In 1939, with Gilbert and Sullivan’s operettas growing an international following since their deaths, a group of Montreal West citizens decided that their town should have its own amateur theatrical company dedicated to the performance of these sparklingly witty works, and our Society was born. The founders, including the then mayor of Montreal West James R. Pearson, invited New Zealand born Harry and Doris Norris to serve as the fledgling society’s first musical director and stage director, respectively. This was an auspicious beginning, as both were veterans of the famed D’Oyly Carte Opera Company, the original, English company of Gilbert and Sullivan operettas: Harry was a former conductor, and Doris had performed onstage as a member of the chorus. The Norris’s approach was to recreate the production style of the D’Oyly Carte company not only in terms of staging and music, but through set and costume design as well.
Montreal West Operatic Society, Canada’s Premier Gilbert & Sullivan Theatre Company, was founded in 1939 by a group of citizens of the Town of Montreal West. Harry Norris, a conductor of the D’Oyly Carte Opera Company, the parent Gilbert & Sullivan Production Company in England, along with his wife Doris, a former performer with the Company, were the original Music and Stage Directors. Their first production, “The Pirates of Penzance” took place in the spring of 1940 and annual productions, encompassing all the operettas with the exception of two, “The Grand Duke” and “Thespis”, have entertained Montrealers and audiences from many surrounding municipalities ever since. Offstage events include singing Christmas Carols in the streets of Montreal West as well as other concerts and tours.

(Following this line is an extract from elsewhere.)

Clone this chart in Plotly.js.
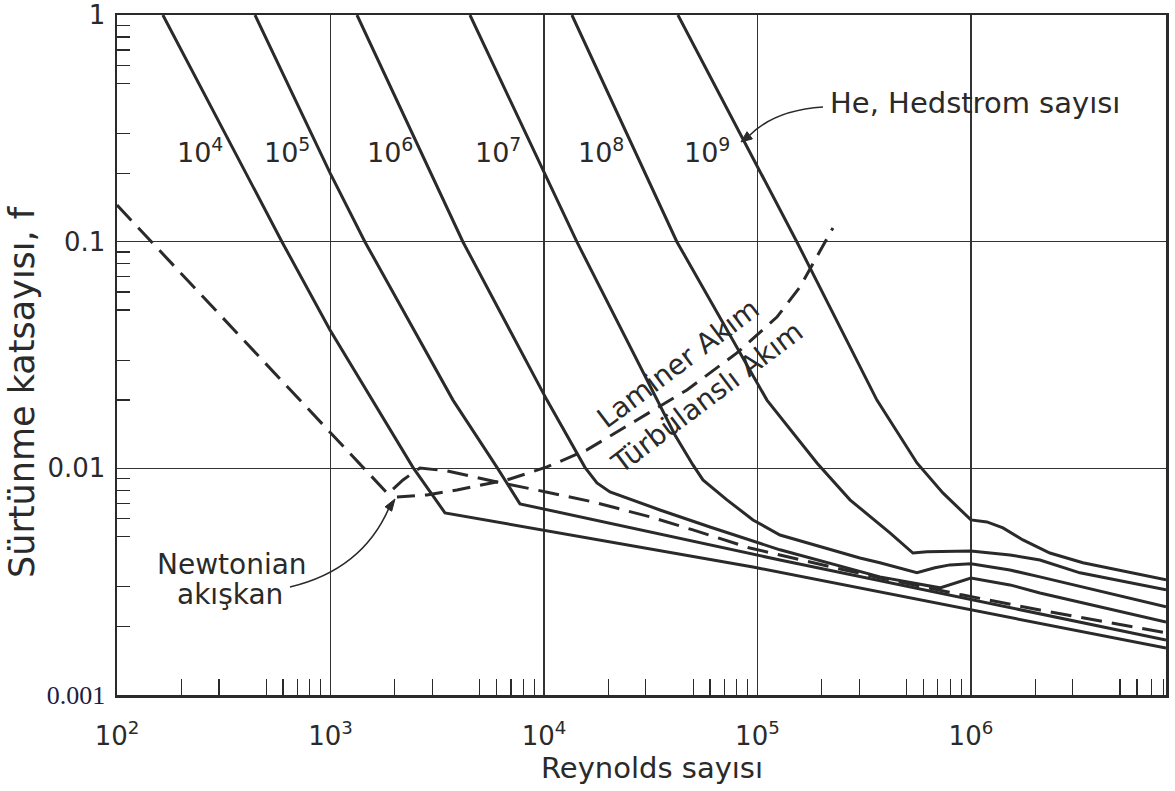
<!DOCTYPE html>
<html><head><meta charset="utf-8">
<script src="https://cdn.plot.ly/plotly-3.0.1.min.js"></script>
<style>html,body{margin:0;padding:0;background:#fff}#chart{width:1175px;height:791px}</style>
</head><body><div id="chart"></div>
<script>
// ---- data (Reynolds number, friction factor f) ----
const he4Re = [164, 593, 995, 1564, 2434, 3438, 95300, 8200000];
const he4F  = [1.0, 0.0997, 0.0408, 0.0200, 0.0101, 0.00636, 0.00367, 0.00161];

const he5Re = [443, 995, 1451, 3748, 6025, 7720, 127500, 8200000];
const he5F  = [1.0, 0.201, 0.0997, 0.0200, 0.0101, 0.00697, 0.00394, 0.00175];

const he6Re = [1331, 4175, 10330, 15560, 17710, 20380, 34940, 59920, 127500, 374800, 715800, 860000, 1000000, 1523000, 2105000, 8200000];
const he6F  = [1.0, 0.0997, 0.0200, 0.0101, 0.00862, 0.00787, 0.00655, 0.00551, 0.00437, 0.00332, 0.00297, 0.00315, 0.00328, 0.00306, 0.00282, 0.0021];

const he7Re = [4502, 14270, 41080, 49870, 55550, 71970, 95300, 127500, 302000, 374800, 558700, 678000, 797000, 1000000, 1523000, 2105000, 8200000];
const he7F  = [1.0, 0.0997, 0.01404, 0.01035, 0.00889, 0.00726, 0.00592, 0.00508, 0.00402, 0.00383, 0.00346, 0.00364, 0.00375, 0.00379, 0.00356, 0.00332, 0.00245];

const he8Re = [13520, 41980, 110800, 190000, 271300, 417500, 535000, 622000, 1000000, 1523000, 2105000, 3240000, 8200000];
const he8F  = [1.0, 0.0997, 0.0200, 0.01056, 0.00726, 0.00519, 0.00423, 0.00428, 0.00432, 0.00415, 0.00394, 0.00346, 0.00291];

const he9Re = [42420, 153100, 362800, 558700, 739000, 1000000, 1188000, 1413000, 1752000, 2344000, 3346000, 8200000];
const he9F  = [1.0, 0.0997, 0.0200, 0.01056, 0.00779, 0.00592, 0.0058, 0.00546, 0.00483, 0.00423, 0.00383, 0.00322];

const newtRe = [100, 1859, 2186, 2625, 3513, 4649, 6025, 10220, 16960, 31370, 49870, 92200, 375000, 917000, 2105000, 8200000];
const newtF  = [0.145, 0.00771, 0.00889, 0.01004, 0.00974, 0.00917, 0.00871, 0.00787, 0.00711, 0.00611, 0.00535, 0.00445, 0.00328, 0.00276, 0.00237, 0.00188];

const transRe = [2049, 2831, 3913, 6709, 10330, 15900, 27260, 46760, 80200, 123400, 158100, 225700];
const transF  = [0.00748, 0.00763, 0.00803, 0.00889, 0.01014, 0.01206, 0.01635, 0.02217, 0.0323, 0.0465, 0.0631, 0.1149];

const hedstromLabels = ['10<sup>4</sup>', '10<sup>5</sup>', '10<sup>6</sup>', '10<sup>7</sup>', '10<sup>8</sup>', '10<sup>9</sup>'];
const xTickVals = [100, 1000, 10000, 100000, 1000000];
const xTickText = ['10<sup>2</sup>', '10<sup>3</sup>', '10<sup>4</sup>', '10<sup>5</sup>', '10<sup>6</sup>'];
const yTickVals = [0.001, 0.01, 0.1, 1];
const yTickText = ['<span style="font-family:\'Liberation Serif\',serif;font-size:26px;fill:#1b2040">0.001</span>', '0.01', '0.1', '1'];
const minorDigits = [2, 3, 5, 6, 7, 8, 9];

// ---- styling ----
const INK = '#2a2a2a';
const FONT = 'DejaVu Sans, Liberation Sans, sans-serif';
const XMAX = 8200000;

function minorVals(lo, hi) {
  const out = [];
  for (let d = lo; d < hi; d++) minorDigits.forEach(m => out.push(m * Math.pow(10, d)));
  return out;
}

const solid = {color: INK, width: 3};
const curves = [[he4Re, he4F], [he5Re, he5F], [he6Re, he6F], [he7Re, he7F], [he8Re, he8F], [he9Re, he9F]];
const traces = curves.map(c => ({x: c[0], y: c[1], mode: 'lines', line: solid, hoverinfo: 'skip'}));
traces.push({x: newtRe, y: newtF, mode: 'lines', line: {color: INK, width: 3, dash: '21px,10px'}, hoverinfo: 'skip'});
traces.push({x: transRe, y: transF, mode: 'lines', line: {color: INK, width: 3, dash: '18px,10px'}, hoverinfo: 'skip'});

const labelX = [0.0791, 0.1621, 0.2603, 0.3632, 0.4614, 0.5624];
const annotations = hedstromLabels.map((t, i) => ({
  xref: 'paper', yref: 'paper', x: labelX[i], y: 0.80, text: t, showarrow: false,
  xanchor: 'center', yanchor: 'middle', font: {family: FONT, size: 27, color: INK}
}));
annotations.push(
  {xref: 'paper', yref: 'paper', x: 0.6778, y: 0.8706, text: 'He, Hedstrom sayısı', showarrow: false,
   xanchor: 'left', yanchor: 'middle', font: {family: FONT, size: 29, color: INK}},
  {xref: 'paper', yref: 'paper', x: 0.1096, y: 0.1912, text: 'Newtonian', showarrow: false,
   xanchor: 'center', yanchor: 'middle', font: {family: FONT, size: 28, color: INK}},
  {xref: 'paper', yref: 'paper', x: 0.1077, y: 0.148, text: 'akışkan', showarrow: false,
   xanchor: 'center', yanchor: 'middle', font: {family: FONT, size: 28, color: INK}},
  {xref: 'paper', yref: 'paper', x: 0.5348, y: 0.4882, text: 'Laminer Akım', showarrow: false, textangle: -37,
   xanchor: 'center', yanchor: 'middle', font: {family: FONT, size: 28, color: INK}},
  {xref: 'paper', yref: 'paper', x: 0.5624, y: 0.4382, text: 'Türbülanslı Akım', showarrow: false, textangle: -37,
   xanchor: 'center', yanchor: 'middle', font: {family: FONT, size: 28, color: INK}},
  {xref: 'paper', yref: 'paper', x: 0.51, y: -0.107, text: 'Reynolds sayısı', showarrow: false,
   xanchor: 'center', yanchor: 'middle', font: {family: FONT, size: 29, color: INK}},
  {xref: 'paper', yref: 'paper', x: -0.0906, y: 0.4456, text: 'Sürtünme katsayısı, f', showarrow: false, textangle: -90,
   xanchor: 'center', yanchor: 'middle', font: {family: FONT, size: 35, color: INK}}
);

const shapes = [
  {type: 'path', xref: 'paper', yref: 'paper', path: 'M0.67302,0.86471 Q0.62727,0.86029 0.60315,0.82309', line: {color: INK, width: 1.6}},
  {type: 'path', xref: 'paper', yref: 'paper', path: 'M0.59485,0.81324 L0.60572,0.81779 L0.60057,0.82838 Z', fillcolor: INK, line: {color: INK, width: 1}},
  {type: 'path', xref: 'paper', yref: 'paper', path: 'M0.16492,0.15882 Q0.23356,0.18382 0.2593,0.275', line: {color: INK, width: 1.6}},
  {type: 'path', xref: 'paper', yref: 'paper', path: 'M0.26501,0.28824 L0.26187,0.27029 L0.25558,0.27676 Z', fillcolor: INK, line: {color: INK, width: 1}}
];

const axisCommon = {
  type: 'log', showline: true, mirror: true, linecolor: INK, linewidth: 2.5,
  showgrid: true, gridcolor: '#333', gridwidth: 1.2, zeroline: false,
  tickmode: 'array', ticks: '', tickfont: {family: FONT, size: 26, color: INK}
};

const layout = {
  width: 1175, height: 791,
  margin: {l: 117, r: 9, t: 15, b: 96},
  paper_bgcolor: '#fff', plot_bgcolor: '#fff',
  showlegend: false, hovermode: false,
  xaxis: Object.assign({}, axisCommon, {
    range: [2, Math.log10(XMAX)], tickvals: xTickVals, ticktext: xTickText, ticklabelstandoff: 16,
    minor: {tickmode: 'array', tickvals: minorVals(2, 7), ticks: 'inside', ticklen: 16, tickwidth: 1.3, tickcolor: INK, showgrid: false}
  }),
  yaxis: Object.assign({}, axisCommon, {
    range: [-3, 0], tickvals: yTickVals, ticktext: yTickText, ticklabelstandoff: 4,
    minor: {tickmode: 'array', tickvals: minorVals(-3, 0), ticks: 'inside', ticklen: 13, tickwidth: 1.3, tickcolor: INK, showgrid: false}
  }),
  annotations: annotations,
  shapes: shapes
};

Plotly.newPlot('chart', traces, layout, {staticPlot: true, displayModeBar: false});
</script>
</body></html>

The inaugural production, The Pirates of Penzance, was presented in the spring of 1940. Since then, in an unbroken string of annual performances, the Society has produced all but two of Gilbert and Sullivan’s fourteen operettas; these two exceptions are Thespis, which cannot be produced in its original version as the only surviving musical score was destroyed in a London fire many years ago; and The Grand Duke, the last (and least popular) Gilbert and Sullivan collaboration, which is rarely performed today. In 1997, another milestone was added to the Society’s history books when we became the first Canadian group to perform at the International Gilbert and Sullivan Festival, Philadelphia, with our production of Utopia Limited, giving us the opportunity to compete against some of the best Gilbert and Sullivan troupes in the world. We were thrilled when our principal, Anita Hayes won their award for Best Supporting Actress for her portrayal of The Lady Sophy.